## REQUEST
Write out the entire listing below exactly, with the pictures left out.

## DATA EXTRACT
>>
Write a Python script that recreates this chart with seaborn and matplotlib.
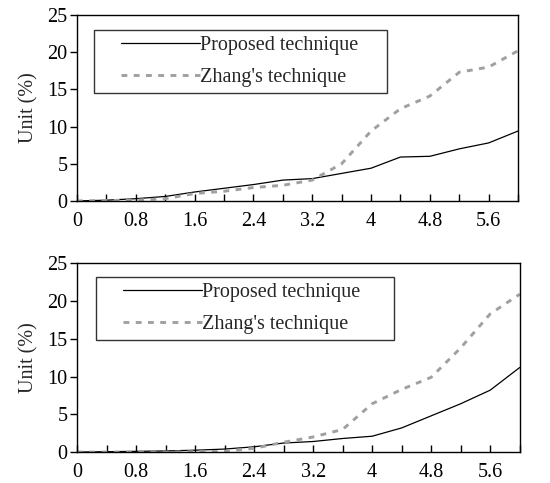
import matplotlib
matplotlib.use("Agg")
import matplotlib.pyplot as plt
import seaborn as sns
import pandas as pd
import numpy as np
from matplotlib.legend_handler import HandlerLine2D

sns.set_theme(style="white")
plt.rcParams['font.family'] = ['Liberation Serif', 'DejaVu Serif']

x_vals = [0, 0.4, 0.8, 1.2, 1.6, 2.0, 2.4, 2.8, 3.2, 3.6, 4.0, 4.4, 4.8, 5.2, 5.6, 6.0]

top_proposed = [0, 0.1, 0.3, 0.6, 1.2, 1.7, 2.2, 2.8, 3.0, 3.7, 4.4, 5.9, 6.0, 7.0, 7.8, 9.4]
top_zhang = [0, 0.05, 0.1, 0.3, 1.0, 1.3, 1.8, 2.1, 2.8, 5.0, 9.4, 12.4, 14.1, 17.3, 18.0, 20.2]

bot_proposed = [0, 0.05, 0.1, 0.15, 0.25, 0.4, 0.7, 1.2, 1.4, 1.8, 2.1, 3.2, 4.8, 6.4, 8.2, 11.2]
bot_zhang = [0, 0, 0, 0, 0.05, 0.1, 0.5, 1.3, 2.0, 3.0, 6.4, 8.3, 9.9, 13.8, 18.3, 20.9]

series_names = ["Proposed technique", "Zhang's technique"]
xtick_labels = ["0", "0.8", "1.6", "2.4", "3.2", "4", "4.8", "5.6"]
ytick_vals = [0, 5, 10, 15, 20, 25]
ylabel = "Unit (%)"

FS = 14.5

fig = plt.figure(figsize=(5.5, 4.83), dpi=100)
ax_top = fig.add_axes([0.14, 0.584, 0.802, 0.385])
ax_bot = fig.add_axes([0.14, 0.064, 0.805, 0.391])


def draw(ax, prop, zhang, legend_bbox):
    df = pd.DataFrame({
        "x": x_vals * 2,
        "y": prop + zhang,
        "series": [series_names[0]] * len(x_vals) + [series_names[1]] * len(x_vals),
    })
    sns.lineplot(data=df[df.series == series_names[0]], x="x", y="y", ax=ax,
                 color="black", linewidth=0.9, label=series_names[0])
    sns.lineplot(data=df[df.series == series_names[1]], x="x", y="y", ax=ax,
                 color="#a0a0a0", linewidth=2.1, linestyle=(0, (2.0, 2.2)),
                 label=series_names[1])
    ax.set_xlim(0, 6.0)
    ax.set_ylim(0, 25)
    ax.set_xticks(np.arange(0, 6.01, 0.4))
    labels = []
    for i in range(16):
        labels.append(xtick_labels[i // 2] if (i % 2 == 0 and i // 2 < len(xtick_labels)) else "")
    ax.set_xticklabels(labels)
    ax.set_yticks(ytick_vals)
    ax.set_yticklabels([str(v) for v in ytick_vals])
    ax.tick_params(axis="x", direction="in", length=5, width=1, colors="black",
                   labelsize=FS, pad=8, bottom=True)
    ax.tick_params(axis="y", direction="out", length=5, width=1, colors="black",
                   labelsize=FS, pad=2, left=True)
    ax.set_xlabel("")
    ax.set_ylabel(ylabel, fontsize=FS, labelpad=6)
    for s in ax.spines.values():
        s.set_visible(True)
        s.set_color("black")
        s.set_linewidth(1.0)
    handles, lbls = ax.get_legend_handles_labels()
    leg = ax.legend(handles, lbls, loc="upper left", bbox_to_anchor=legend_bbox,
                    mode="expand", borderaxespad=0, fontsize=FS, frameon=True,
                    fancybox=False, edgecolor="black", handlelength=4.95,
                    handletextpad=0.0, borderpad=0.3, labelspacing=0.62,
                    handler_map={h: HandlerLine2D(xpad=1.05) for h in handles})
    leg.get_frame().set_linewidth(1.0)


draw(ax_top, top_proposed, top_zhang, (0.039, 0.586, 0.664, 0.334))
draw(ax_bot, bot_proposed, bot_zhang, (0.043, 0.60, 0.672, 0.326))

fig.savefig("out.png", dpi=100, facecolor="white")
<<
## WORKED ANSWER
Write a Python script that recreates this chart with seaborn and matplotlib.
import matplotlib
matplotlib.use("Agg")
import matplotlib.pyplot as plt
import seaborn as sns
import pandas as pd
import numpy as np
from matplotlib.legend_handler import HandlerLine2D

sns.set_theme(style="white")
plt.rcParams['font.family'] = ['Liberation Serif', 'DejaVu Serif']

x_vals = [0, 0.4, 0.8, 1.2, 1.6, 2.0, 2.4, 2.8, 3.2, 3.6, 4.0, 4.4, 4.8, 5.2, 5.6, 6.0]

top_proposed = [0, 0.1, 0.3, 0.6, 1.2, 1.7, 2.2, 2.8, 3.0, 3.7, 4.4, 5.9, 6.0, 7.0, 7.8, 9.4]
top_zhang = [0, 0.05, 0.1, 0.3, 1.0, 1.3, 1.8, 2.1, 2.8, 5.0, 9.4, 12.4, 14.1, 17.3, 18.0, 20.2]

bot_proposed = [0, 0.05, 0.1, 0.15, 0.25, 0.4, 0.7, 1.2, 1.4, 1.8, 2.1, 3.2, 4.8, 6.4, 8.2, 11.2]
bot_zhang = [0, 0, 0, 0, 0.05, 0.1, 0.5, 1.3, 2.0, 3.0, 6.4, 8.3, 9.9, 13.8, 18.3, 20.9]

series_names = ["Proposed technique", "Zhang's technique"]
xtick_labels = ["0", "0.8", "1.6", "2.4", "3.2", "4", "4.8", "5.6"]
ytick_vals = [0, 5, 10, 15, 20, 25]
ylabel = "Unit (%)"

FS = 14.5

fig = plt.figure(figsize=(5.5, 4.83), dpi=100)
ax_top = fig.add_axes([0.14, 0.584, 0.802, 0.385])
ax_bot = fig.add_axes([0.14, 0.064, 0.805, 0.391])


def draw(ax, prop, zhang, legend_bbox):
    df = pd.DataFrame({
        "x": x_vals * 2,
        "y": prop + zhang,
        "series": [series_names[0]] * len(x_vals) + [series_names[1]] * len(x_vals),
    })
    sns.lineplot(data=df[df.series == series_names[0]], x="x", y="y", ax=ax,
                 color="black", linewidth=0.9, label=series_names[0])
    sns.lineplot(data=df[df.series == series_names[1]], x="x", y="y", ax=ax,
                 color="#a0a0a0", linewidth=2.1, linestyle=(0, (2.0, 2.2)),
                 label=series_names[1])
    ax.set_xlim(0, 6.0)
    ax.set_ylim(0, 25)
    ax.set_xticks(np.arange(0, 6.01, 0.4))
    labels = []
    for i in range(16):
        labels.append(xtick_labels[i // 2] if (i % 2 == 0 and i // 2 < len(xtick_labels)) else "")
    ax.set_xticklabels(labels)
    ax.set_yticks(ytick_vals)
    ax.set_yticklabels([str(v) for v in ytick_vals])
    ax.tick_params(axis="x", direction="in", length=5, width=1, colors="black",
                   labelsize=FS, pad=8, bottom=True)
    ax.tick_params(axis="y", direction="out", length=5, width=1, colors="black",
                   labelsize=FS, pad=2, left=True)
    ax.set_xlabel("")
    ax.set_ylabel(ylabel, fontsize=FS, labelpad=6)
    for s in ax.spines.values():
        s.set_visible(True)
        s.set_color("black")
        s.set_linewidth(1.0)
    handles, lbls = ax.get_legend_handles_labels()
    leg = ax.legend(handles, lbls, loc="upper left", bbox_to_anchor=legend_bbox,
                    mode="expand", borderaxespad=0, fontsize=FS, frameon=True,
                    fancybox=False, edgecolor="black", handlelength=4.95,
                    handletextpad=0.0, borderpad=0.3, labelspacing=0.62,
                    handler_map={h: HandlerLine2D(xpad=1.05) for h in handles})
    leg.get_frame().set_linewidth(1.0)


draw(ax_top, top_proposed, top_zhang, (0.039, 0.586, 0.664, 0.334))
draw(ax_bot, bot_proposed, bot_zhang, (0.043, 0.60, 0.672, 0.326))

fig.savefig("out.png", dpi=100, facecolor="white")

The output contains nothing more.